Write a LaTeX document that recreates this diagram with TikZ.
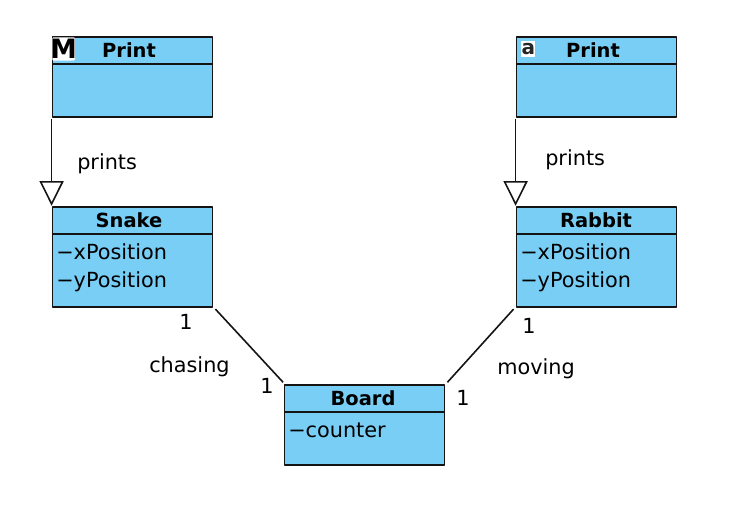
\documentclass[tikz,border=0pt]{standalone}
\usepackage{fontspec}
\setmainfont{DejaVu Sans}
\usetikzlibrary{arrows.meta}
\definecolor{classfill}{RGB}{120,206,245}
\definecolor{edgecol}{RGB}{20,20,20}
\newcommand{\pxfont}[1]{\fontsize{#1}{#1}\selectfont}
\tikzset{
  x=0.75pt,y=-0.75pt,
  classbox/.style={draw=edgecol,fill=classfill,line width=1.35pt,line join=round,anchor=north west,inner sep=0pt,minimum width=120pt},
  titletext/.style={font=\pxfont{14.6}\bfseries,text=black,inner sep=0pt,anchor=base},
  attrtext/.style={font=\pxfont{15.6},text=black,inner sep=0pt,anchor=base west},
  labeltext/.style={font=\pxfont{15.6},text=black,inner sep=0pt,anchor=base west},
  divider/.style={draw=edgecol,line width=1.35pt},
  link/.style={draw=edgecol,line width=1.2pt},
  inherit/.style={link,-{Triangle[open,length=18.5pt,width=18pt,line width=1.2pt]}},
}
\begin{document}
\begin{tikzpicture}
\useasboundingbox (0,0) rectangle (742,520);
% boxes
\node[classbox,minimum height=60.5pt] (printm) at (51.6,35.8) {};
\node[classbox,minimum height=60.5pt] (printa) at (515.6,35.8) {};
\node[classbox,minimum height=75pt] (snake) at (51.6,205.8) {};
\node[classbox,minimum height=75pt] (rabbit) at (515.6,205.8) {};
\node[classbox,minimum height=60pt] (board) at (283.6,383.8) {};
% dividers
\draw[divider] ([yshift=-21pt]printm.north west) -- ([yshift=-21pt]printm.north east);
\draw[divider] ([yshift=-21pt]printa.north west) -- ([yshift=-21pt]printa.north east);
\draw[divider] ([yshift=-21pt]snake.north west) -- ([yshift=-21pt]snake.north east);
\draw[divider] ([yshift=-21pt]rabbit.north west) -- ([yshift=-21pt]rabbit.north east);
\draw[divider] ([yshift=-21pt]board.north west) -- ([yshift=-21pt]board.north east);
% titles
\node[titletext] (tpm) at (129,57.5) {Print};
\node[titletext] (tpa) at (593,57.5) {Print};
\node[titletext] (tsn) at (129,227.5) {Snake};
\node[titletext] (trb) at (596,227.5) {Rabbit};
\node[titletext] (tbd) at (363,405.5) {Board};
% attributes
\node[attrtext] (sx) at (56,259.5) {−xPosition};
\node[attrtext] (sy) at (56,287.5) {−yPosition};
\node[attrtext] (rx) at (520,259.5) {−xPosition};
\node[attrtext] (ry) at (520,287.5) {−yPosition};
\node[attrtext] (bc) at (288,437.5) {−counter};
% icons
\node[fill=white,inner sep=0pt,minimum width=17pt,minimum height=17.5pt,anchor=north west,rounded corners=0.8pt] (iconm) at (52,37) {};
\node[font=\pxfont{20}\bfseries,inner sep=0pt,text=black] (iconmt) at (iconm.center) {M};
\node[fill=white,inner sep=0pt,minimum width=10.5pt,minimum height=12pt,anchor=north west] (icona) at (521,40.5) {};
\node[font=\pxfont{15}\bfseries,inner sep=0pt,text=black!85] (iconat) at (icona.center) {a};
% connectors
\draw[inherit] (printm.south west) ++(0,1) -- (snake.north west);
\draw[inherit] (printa.south west) ++(0,1) -- (rabbit.north west);
\draw[link] (snake.south east) ++(2,1.5) coordinate (s1) -- ([shift={(-0.5,-1.5)}]board.north west);
\draw[link] (rabbit.south west) ++(-2,1.5) coordinate (r1) -- ([shift={(2,-1.5)}]board.north east);
% labels
\node[labeltext] (lp1) at (77,170) {prints};
\node[labeltext] (lp2) at (545,166) {prints};
\node[labeltext] (lch) at (149,372) {chasing};
\node[labeltext] (lmv) at (497,374) {moving};
\node[labeltext] (n1) at (179,329.5) {1};
\node[labeltext] (n2) at (260,393.5) {1};
\node[labeltext] (n3) at (522,333.5) {1};
\node[labeltext] (n4) at (456,405.5) {1};
\end{tikzpicture}
\end{document}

════════

* [Given task] Set down all the data again exactly as above, pictures excluded.

* [Response for this exercise]
Write a LaTeX document that recreates this diagram with TikZ.
\documentclass[tikz,border=0pt]{standalone}
\usepackage{fontspec}
\setmainfont{DejaVu Sans}
\usetikzlibrary{arrows.meta}
\definecolor{classfill}{RGB}{120,206,245}
\definecolor{edgecol}{RGB}{20,20,20}
\newcommand{\pxfont}[1]{\fontsize{#1}{#1}\selectfont}
\tikzset{
  x=0.75pt,y=-0.75pt,
  classbox/.style={draw=edgecol,fill=classfill,line width=1.35pt,line join=round,anchor=north west,inner sep=0pt,minimum width=120pt},
  titletext/.style={font=\pxfont{14.6}\bfseries,text=black,inner sep=0pt,anchor=base},
  attrtext/.style={font=\pxfont{15.6},text=black,inner sep=0pt,anchor=base west},
  labeltext/.style={font=\pxfont{15.6},text=black,inner sep=0pt,anchor=base west},
  divider/.style={draw=edgecol,line width=1.35pt},
  link/.style={draw=edgecol,line width=1.2pt},
  inherit/.style={link,-{Triangle[open,length=18.5pt,width=18pt,line width=1.2pt]}},
}
\begin{document}
\begin{tikzpicture}
\useasboundingbox (0,0) rectangle (742,520);
% boxes
\node[classbox,minimum height=60.5pt] (printm) at (51.6,35.8) {};
\node[classbox,minimum height=60.5pt] (printa) at (515.6,35.8) {};
\node[classbox,minimum height=75pt] (snake) at (51.6,205.8) {};
\node[classbox,minimum height=75pt] (rabbit) at (515.6,205.8) {};
\node[classbox,minimum height=60pt] (board) at (283.6,383.8) {};
% dividers
\draw[divider] ([yshift=-21pt]printm.north west) -- ([yshift=-21pt]printm.north east);
\draw[divider] ([yshift=-21pt]printa.north west) -- ([yshift=-21pt]printa.north east);
\draw[divider] ([yshift=-21pt]snake.north west) -- ([yshift=-21pt]snake.north east);
\draw[divider] ([yshift=-21pt]rabbit.north west) -- ([yshift=-21pt]rabbit.north east);
\draw[divider] ([yshift=-21pt]board.north west) -- ([yshift=-21pt]board.north east);
% titles
\node[titletext] (tpm) at (129,57.5) {Print};
\node[titletext] (tpa) at (593,57.5) {Print};
\node[titletext] (tsn) at (129,227.5) {Snake};
\node[titletext] (trb) at (596,227.5) {Rabbit};
\node[titletext] (tbd) at (363,405.5) {Board};
% attributes
\node[attrtext] (sx) at (56,259.5) {−xPosition};
\node[attrtext] (sy) at (56,287.5) {−yPosition};
\node[attrtext] (rx) at (520,259.5) {−xPosition};
\node[attrtext] (ry) at (520,287.5) {−yPosition};
\node[attrtext] (bc) at (288,437.5) {−counter};
% icons
\node[fill=white,inner sep=0pt,minimum width=17pt,minimum height=17.5pt,anchor=north west,rounded corners=0.8pt] (iconm) at (52,37) {};
\node[font=\pxfont{20}\bfseries,inner sep=0pt,text=black] (iconmt) at (iconm.center) {M};
\node[fill=white,inner sep=0pt,minimum width=10.5pt,minimum height=12pt,anchor=north west] (icona) at (521,40.5) {};
\node[font=\pxfont{15}\bfseries,inner sep=0pt,text=black!85] (iconat) at (icona.center) {a};
% connectors
\draw[inherit] (printm.south west) ++(0,1) -- (snake.north west);
\draw[inherit] (printa.south west) ++(0,1) -- (rabbit.north west);
\draw[link] (snake.south east) ++(2,1.5) coordinate (s1) -- ([shift={(-0.5,-1.5)}]board.north west);
\draw[link] (rabbit.south west) ++(-2,1.5) coordinate (r1) -- ([shift={(2,-1.5)}]board.north east);
% labels
\node[labeltext] (lp1) at (77,170) {prints};
\node[labeltext] (lp2) at (545,166) {prints};
\node[labeltext] (lch) at (149,372) {chasing};
\node[labeltext] (lmv) at (497,374) {moving};
\node[labeltext] (n1) at (179,329.5) {1};
\node[labeltext] (n2) at (260,393.5) {1};
\node[labeltext] (n3) at (522,333.5) {1};
\node[labeltext] (n4) at (456,405.5) {1};
\end{tikzpicture}
\end{document}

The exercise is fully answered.